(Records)
********************
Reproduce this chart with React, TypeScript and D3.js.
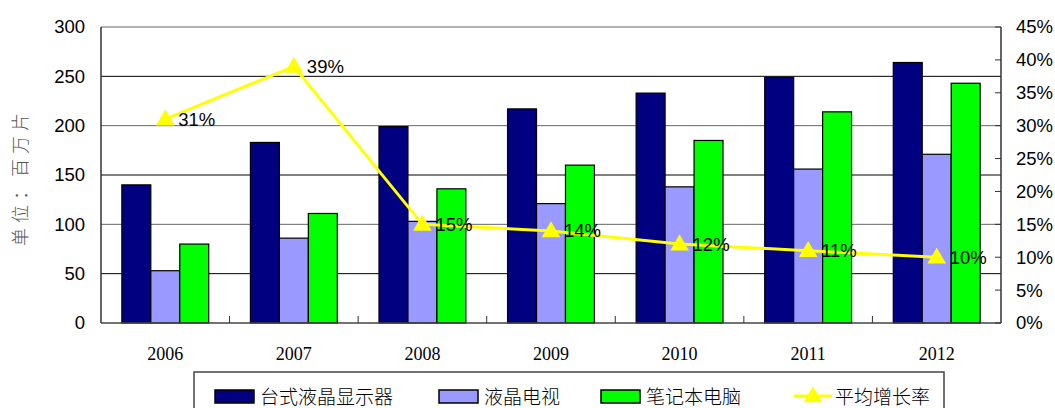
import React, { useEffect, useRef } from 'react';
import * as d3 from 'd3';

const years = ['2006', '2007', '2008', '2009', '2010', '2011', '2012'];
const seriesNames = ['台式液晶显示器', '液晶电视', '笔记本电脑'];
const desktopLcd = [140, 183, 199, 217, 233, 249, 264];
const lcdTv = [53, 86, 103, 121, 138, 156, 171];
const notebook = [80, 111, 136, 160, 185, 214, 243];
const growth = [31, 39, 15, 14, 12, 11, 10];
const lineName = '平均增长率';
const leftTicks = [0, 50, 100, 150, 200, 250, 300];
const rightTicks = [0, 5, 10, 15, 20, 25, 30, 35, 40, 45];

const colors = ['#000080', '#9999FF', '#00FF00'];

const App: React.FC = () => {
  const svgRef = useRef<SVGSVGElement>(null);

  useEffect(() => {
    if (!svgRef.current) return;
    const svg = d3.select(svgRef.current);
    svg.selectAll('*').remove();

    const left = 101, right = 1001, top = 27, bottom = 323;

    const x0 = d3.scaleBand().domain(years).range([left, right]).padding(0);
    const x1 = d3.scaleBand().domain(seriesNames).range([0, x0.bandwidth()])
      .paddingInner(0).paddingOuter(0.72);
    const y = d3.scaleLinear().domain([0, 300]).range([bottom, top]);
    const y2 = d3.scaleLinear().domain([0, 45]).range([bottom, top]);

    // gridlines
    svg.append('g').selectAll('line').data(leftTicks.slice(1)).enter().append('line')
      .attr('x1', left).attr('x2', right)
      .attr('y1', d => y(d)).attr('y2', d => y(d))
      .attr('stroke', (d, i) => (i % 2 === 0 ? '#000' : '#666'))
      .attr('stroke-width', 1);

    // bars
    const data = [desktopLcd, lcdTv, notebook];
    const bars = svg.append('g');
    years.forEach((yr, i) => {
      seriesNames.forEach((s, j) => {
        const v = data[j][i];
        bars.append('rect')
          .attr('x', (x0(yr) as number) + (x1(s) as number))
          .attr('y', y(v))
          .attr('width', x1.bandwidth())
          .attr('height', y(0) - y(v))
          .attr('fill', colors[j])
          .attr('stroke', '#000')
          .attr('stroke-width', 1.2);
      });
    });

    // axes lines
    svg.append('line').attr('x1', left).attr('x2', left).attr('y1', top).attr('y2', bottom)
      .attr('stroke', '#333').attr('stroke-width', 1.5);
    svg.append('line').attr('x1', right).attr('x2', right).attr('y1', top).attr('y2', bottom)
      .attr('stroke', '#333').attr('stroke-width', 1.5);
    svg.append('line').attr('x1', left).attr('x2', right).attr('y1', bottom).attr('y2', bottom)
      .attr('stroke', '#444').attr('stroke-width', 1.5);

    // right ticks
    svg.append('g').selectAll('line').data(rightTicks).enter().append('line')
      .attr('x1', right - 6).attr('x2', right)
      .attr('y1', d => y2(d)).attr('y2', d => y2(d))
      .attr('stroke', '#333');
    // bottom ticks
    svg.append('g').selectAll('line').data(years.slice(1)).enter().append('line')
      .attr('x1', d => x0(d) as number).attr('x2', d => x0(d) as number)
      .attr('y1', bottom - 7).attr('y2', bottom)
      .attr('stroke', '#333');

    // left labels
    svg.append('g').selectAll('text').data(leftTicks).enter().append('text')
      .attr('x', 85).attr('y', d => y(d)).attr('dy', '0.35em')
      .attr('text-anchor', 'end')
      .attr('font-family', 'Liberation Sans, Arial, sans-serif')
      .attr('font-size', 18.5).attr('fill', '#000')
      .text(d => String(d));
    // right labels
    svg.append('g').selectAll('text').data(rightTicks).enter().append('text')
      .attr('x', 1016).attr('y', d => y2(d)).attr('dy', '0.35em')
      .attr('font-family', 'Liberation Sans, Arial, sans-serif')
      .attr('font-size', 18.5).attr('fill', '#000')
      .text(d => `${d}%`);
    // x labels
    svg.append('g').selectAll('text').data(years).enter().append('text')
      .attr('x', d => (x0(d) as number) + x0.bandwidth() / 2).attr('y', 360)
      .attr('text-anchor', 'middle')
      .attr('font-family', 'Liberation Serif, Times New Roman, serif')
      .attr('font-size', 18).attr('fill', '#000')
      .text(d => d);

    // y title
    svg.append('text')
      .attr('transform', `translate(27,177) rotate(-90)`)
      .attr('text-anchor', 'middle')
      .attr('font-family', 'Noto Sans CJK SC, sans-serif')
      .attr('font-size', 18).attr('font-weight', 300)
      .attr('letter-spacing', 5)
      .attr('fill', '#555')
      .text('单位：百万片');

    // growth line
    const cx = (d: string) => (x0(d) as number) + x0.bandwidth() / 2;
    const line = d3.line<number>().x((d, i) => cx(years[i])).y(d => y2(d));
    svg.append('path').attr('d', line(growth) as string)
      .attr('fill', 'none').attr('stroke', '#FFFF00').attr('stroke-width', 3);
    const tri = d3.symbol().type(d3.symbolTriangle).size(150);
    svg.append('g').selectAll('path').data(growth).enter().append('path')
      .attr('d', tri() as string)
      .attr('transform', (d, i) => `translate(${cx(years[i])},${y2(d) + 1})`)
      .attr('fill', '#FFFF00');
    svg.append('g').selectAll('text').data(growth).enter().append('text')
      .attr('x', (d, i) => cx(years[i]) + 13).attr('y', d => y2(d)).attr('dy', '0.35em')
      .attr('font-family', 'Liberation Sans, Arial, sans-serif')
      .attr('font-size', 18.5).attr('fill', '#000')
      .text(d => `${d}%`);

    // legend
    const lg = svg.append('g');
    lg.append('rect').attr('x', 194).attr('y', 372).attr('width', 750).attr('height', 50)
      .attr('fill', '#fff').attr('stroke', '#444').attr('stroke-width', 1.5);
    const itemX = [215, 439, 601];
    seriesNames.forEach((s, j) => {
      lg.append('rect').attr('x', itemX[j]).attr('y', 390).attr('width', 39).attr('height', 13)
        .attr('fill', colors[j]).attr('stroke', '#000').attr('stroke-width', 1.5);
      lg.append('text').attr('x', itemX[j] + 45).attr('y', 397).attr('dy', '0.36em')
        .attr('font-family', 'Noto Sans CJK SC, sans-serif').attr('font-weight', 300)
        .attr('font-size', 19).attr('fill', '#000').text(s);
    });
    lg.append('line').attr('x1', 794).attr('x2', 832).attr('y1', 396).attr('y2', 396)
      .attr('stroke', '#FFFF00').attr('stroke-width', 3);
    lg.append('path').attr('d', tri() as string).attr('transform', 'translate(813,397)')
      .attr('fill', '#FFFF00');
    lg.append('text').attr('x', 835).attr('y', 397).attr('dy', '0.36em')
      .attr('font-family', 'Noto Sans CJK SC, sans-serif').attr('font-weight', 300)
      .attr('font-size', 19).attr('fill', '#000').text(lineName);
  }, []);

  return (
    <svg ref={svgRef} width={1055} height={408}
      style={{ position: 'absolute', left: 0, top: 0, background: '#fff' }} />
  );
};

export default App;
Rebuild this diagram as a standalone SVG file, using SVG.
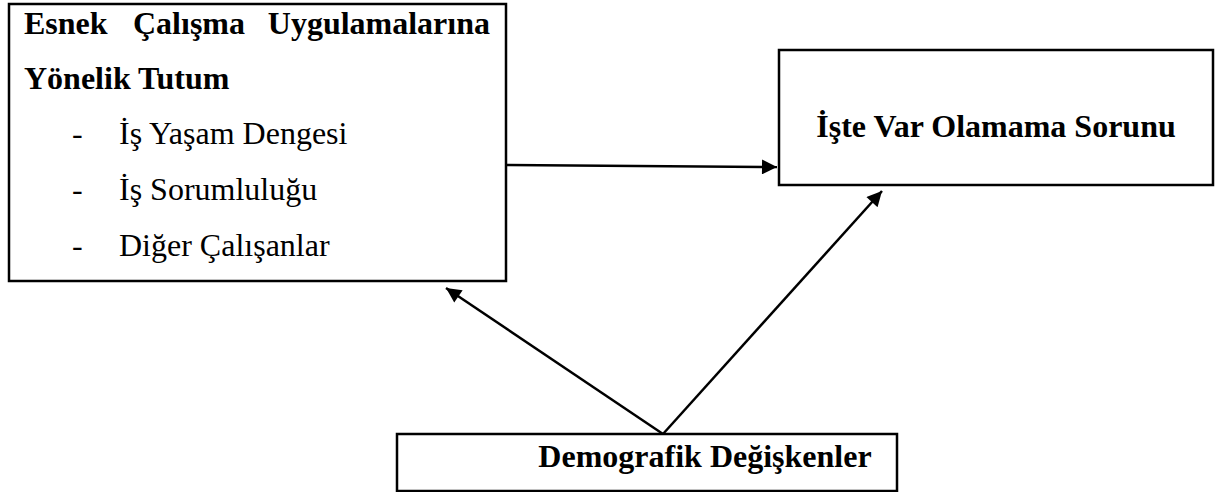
********************
■ TASK REQUIREMENTS
From the data, collect all lines where the string "React" appears.

■ RESULT
Reproduce this chart with React, TypeScript and D3.js.
import React, { useEffect, useRef } from 'react';
const App: React.FC = () => {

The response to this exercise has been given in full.